▶ **Your goal**
Within the material below, find each line bearing the word "document" and present it.

━━━━━ Recorded data

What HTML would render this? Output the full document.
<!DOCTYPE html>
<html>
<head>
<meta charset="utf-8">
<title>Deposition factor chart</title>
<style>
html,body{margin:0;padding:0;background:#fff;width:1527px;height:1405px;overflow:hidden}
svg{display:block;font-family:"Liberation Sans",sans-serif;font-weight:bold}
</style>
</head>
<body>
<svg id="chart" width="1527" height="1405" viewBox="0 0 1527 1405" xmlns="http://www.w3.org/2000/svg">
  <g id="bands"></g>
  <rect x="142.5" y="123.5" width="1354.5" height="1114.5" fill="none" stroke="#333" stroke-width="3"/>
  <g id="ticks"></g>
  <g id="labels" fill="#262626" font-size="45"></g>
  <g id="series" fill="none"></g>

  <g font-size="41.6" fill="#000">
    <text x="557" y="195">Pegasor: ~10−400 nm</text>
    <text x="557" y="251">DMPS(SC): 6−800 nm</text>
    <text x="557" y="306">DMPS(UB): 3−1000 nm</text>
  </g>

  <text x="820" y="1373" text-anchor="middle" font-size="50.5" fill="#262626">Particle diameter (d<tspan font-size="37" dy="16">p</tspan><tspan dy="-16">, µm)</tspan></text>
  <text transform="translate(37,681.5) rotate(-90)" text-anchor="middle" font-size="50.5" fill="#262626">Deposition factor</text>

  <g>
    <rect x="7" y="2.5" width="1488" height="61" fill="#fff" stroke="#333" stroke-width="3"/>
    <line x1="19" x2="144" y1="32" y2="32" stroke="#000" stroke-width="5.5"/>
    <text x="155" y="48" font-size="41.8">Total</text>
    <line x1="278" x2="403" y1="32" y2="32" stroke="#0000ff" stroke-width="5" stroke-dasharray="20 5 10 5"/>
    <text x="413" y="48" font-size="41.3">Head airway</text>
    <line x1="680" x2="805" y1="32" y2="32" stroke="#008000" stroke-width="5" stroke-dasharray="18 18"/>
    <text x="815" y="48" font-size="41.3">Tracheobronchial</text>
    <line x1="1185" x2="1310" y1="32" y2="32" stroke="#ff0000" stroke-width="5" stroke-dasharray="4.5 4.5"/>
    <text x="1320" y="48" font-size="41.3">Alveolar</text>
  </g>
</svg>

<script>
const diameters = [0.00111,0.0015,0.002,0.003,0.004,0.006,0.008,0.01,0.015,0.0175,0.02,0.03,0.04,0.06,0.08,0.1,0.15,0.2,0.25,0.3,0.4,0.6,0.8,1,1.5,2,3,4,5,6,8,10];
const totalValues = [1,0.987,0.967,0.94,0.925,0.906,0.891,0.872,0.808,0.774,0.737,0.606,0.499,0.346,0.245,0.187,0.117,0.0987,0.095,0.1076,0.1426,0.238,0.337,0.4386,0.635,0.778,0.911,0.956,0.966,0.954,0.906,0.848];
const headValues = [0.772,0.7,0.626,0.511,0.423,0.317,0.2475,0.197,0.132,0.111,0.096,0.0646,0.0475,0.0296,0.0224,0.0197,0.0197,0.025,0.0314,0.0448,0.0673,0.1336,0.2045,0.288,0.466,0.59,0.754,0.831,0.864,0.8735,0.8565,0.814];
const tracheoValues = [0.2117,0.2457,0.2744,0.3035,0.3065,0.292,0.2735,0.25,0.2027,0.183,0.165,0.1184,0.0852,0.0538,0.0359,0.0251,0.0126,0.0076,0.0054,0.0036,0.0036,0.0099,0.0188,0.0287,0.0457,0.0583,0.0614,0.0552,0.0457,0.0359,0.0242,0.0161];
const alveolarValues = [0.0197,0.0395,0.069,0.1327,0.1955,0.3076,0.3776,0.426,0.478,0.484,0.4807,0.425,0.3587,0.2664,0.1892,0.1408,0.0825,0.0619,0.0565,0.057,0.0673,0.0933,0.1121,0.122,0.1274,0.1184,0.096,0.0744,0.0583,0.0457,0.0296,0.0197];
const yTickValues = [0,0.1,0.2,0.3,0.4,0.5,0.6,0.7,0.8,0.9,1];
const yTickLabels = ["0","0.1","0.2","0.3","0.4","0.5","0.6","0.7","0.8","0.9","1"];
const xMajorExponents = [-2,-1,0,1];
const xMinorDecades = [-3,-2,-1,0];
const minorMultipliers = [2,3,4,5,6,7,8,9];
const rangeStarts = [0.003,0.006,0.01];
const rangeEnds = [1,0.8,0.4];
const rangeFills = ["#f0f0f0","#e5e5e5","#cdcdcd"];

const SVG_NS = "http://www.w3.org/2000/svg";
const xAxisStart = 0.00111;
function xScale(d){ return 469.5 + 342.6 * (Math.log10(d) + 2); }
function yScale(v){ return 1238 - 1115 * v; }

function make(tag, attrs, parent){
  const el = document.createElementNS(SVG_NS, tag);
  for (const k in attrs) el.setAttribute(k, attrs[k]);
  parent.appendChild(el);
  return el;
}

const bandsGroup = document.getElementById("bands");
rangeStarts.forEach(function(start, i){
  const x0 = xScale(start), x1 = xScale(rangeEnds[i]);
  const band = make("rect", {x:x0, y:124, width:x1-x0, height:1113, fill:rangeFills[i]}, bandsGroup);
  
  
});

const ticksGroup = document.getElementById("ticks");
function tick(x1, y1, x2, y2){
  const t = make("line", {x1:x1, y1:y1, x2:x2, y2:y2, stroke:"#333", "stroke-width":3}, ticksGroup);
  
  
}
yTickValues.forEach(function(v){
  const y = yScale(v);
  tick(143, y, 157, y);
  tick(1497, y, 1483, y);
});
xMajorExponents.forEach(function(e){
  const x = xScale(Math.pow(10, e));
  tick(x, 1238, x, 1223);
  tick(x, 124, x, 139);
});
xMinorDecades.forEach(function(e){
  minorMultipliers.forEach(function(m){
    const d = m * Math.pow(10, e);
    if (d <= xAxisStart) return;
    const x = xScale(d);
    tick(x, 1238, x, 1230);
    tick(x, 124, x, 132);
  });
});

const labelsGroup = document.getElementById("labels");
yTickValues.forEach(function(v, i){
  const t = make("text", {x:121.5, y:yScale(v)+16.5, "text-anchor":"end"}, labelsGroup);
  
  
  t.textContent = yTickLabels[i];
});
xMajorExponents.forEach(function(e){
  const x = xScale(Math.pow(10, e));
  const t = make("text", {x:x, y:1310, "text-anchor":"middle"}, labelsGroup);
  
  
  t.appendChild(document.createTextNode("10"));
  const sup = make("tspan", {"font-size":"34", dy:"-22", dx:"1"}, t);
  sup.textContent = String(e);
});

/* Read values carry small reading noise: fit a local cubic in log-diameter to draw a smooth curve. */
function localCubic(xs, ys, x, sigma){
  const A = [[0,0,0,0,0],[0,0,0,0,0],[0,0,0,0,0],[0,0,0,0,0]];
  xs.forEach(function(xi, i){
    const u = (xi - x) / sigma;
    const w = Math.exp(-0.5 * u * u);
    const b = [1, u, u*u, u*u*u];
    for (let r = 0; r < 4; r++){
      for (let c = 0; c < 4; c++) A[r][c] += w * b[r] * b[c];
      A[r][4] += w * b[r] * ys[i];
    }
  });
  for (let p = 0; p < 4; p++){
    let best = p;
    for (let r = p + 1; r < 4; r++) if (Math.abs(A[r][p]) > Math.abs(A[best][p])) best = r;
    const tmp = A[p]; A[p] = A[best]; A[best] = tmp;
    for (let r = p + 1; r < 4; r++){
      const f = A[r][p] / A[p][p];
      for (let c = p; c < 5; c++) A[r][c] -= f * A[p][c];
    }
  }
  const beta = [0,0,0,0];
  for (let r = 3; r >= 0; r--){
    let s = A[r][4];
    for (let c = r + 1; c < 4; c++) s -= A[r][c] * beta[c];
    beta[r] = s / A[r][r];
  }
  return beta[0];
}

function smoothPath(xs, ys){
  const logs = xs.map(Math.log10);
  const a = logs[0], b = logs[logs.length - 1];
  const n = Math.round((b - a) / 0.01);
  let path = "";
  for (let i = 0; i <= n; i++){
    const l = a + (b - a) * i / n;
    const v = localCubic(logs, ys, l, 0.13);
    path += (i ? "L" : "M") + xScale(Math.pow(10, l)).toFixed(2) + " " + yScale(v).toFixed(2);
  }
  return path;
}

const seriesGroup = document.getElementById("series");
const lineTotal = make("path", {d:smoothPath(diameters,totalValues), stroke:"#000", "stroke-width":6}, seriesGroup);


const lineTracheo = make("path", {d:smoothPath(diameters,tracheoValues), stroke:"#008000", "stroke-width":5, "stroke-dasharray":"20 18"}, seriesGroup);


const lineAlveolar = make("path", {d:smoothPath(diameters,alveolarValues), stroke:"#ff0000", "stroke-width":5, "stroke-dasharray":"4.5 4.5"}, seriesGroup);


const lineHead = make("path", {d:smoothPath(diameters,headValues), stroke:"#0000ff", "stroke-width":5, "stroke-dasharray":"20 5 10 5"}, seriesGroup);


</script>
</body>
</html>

━━━━━━━━━━

▶ **Answer to this task**
What HTML would render this? Output the full document.
  const el = document.createElementNS(SVG_NS, tag);
const bandsGroup = document.getElementById("bands");
const ticksGroup = document.getElementById("ticks");
const labelsGroup = document.getElementById("labels");
  t.appendChild(document.createTextNode("10"));
const seriesGroup = document.getElementById("series");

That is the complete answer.